All projects
Jun 16, 2026

Runbook GraphRAG

An open-source, fully-local graph-RAG engine for incident investigation. Turns runbooks/TSGs into a queryable knowledge graph — surfacing the right guide, the telemetry to query, and linked failures, with zero external services.

Open SourceGraph RAGPythonIncident ResponseRAG

The problem

During an incident, responders burn time hunting across dozens of runbooks and troubleshooting guides — and the ones that matter are often linked in ways plain keyword search can't see. An auth-throttling event shows up as payment timeouts; two guides are related because they query the same telemetry table, not because they share words. Flat similarity search misses exactly those cascade paths.

What I built

A small, hackable graph-RAG engine that turns a folder of runbooks into a queryable knowledge graph. Given an incident description, it returns the most relevant guides plus the graph-linked siblings flat search would miss — along with the exact telemetry queries to run and the documented mitigations, each attributed to its source runbook.
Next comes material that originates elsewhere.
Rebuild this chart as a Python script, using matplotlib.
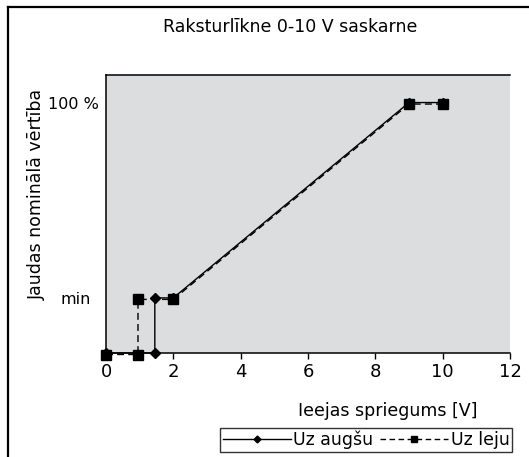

The reasoning layer is your own coding assistant; the engine does fast, explainable, local retrieval and graph traversal. It never calls an LLM and never touches the network.

How it works

  • Entity-aware ingestion — parses runbooks and extracts the nouns that connect them: services, symptoms, mitigations, and telemetry queries (KQL table/cluster/function extraction).
  • Typed knowledge graph — runbooks ↔ tables ↔ services ↔ symptoms, with shortest-path traversal (to reason about cascades) and "god-node" detection (recurring failure hotspots).
  • Hybrid retrieval — BM25 lexical scoring fused with graph expansion, so siblings sharing a telemetry table get surfaced and explained.
  • Assistant-ready — a CLI (query / explain / path / godnodes) and an optional MCP server expose the graph as tools.

Design constraints

ConstraintWhy
Standard library onlyRuns in locked-down environments — no pip
No external servicesNo vector DB, graph DB, cloud, or LLM API
No data egressRunbooks never leave the machine
~600 lines, 6 modulesEasy to read, fork, and adapt to any team

Stack

Python (standard library) · BM25 · in-process knowledge graph · KQL parsing · SQLite (optional) · MCP (optional) · MIT-licensed.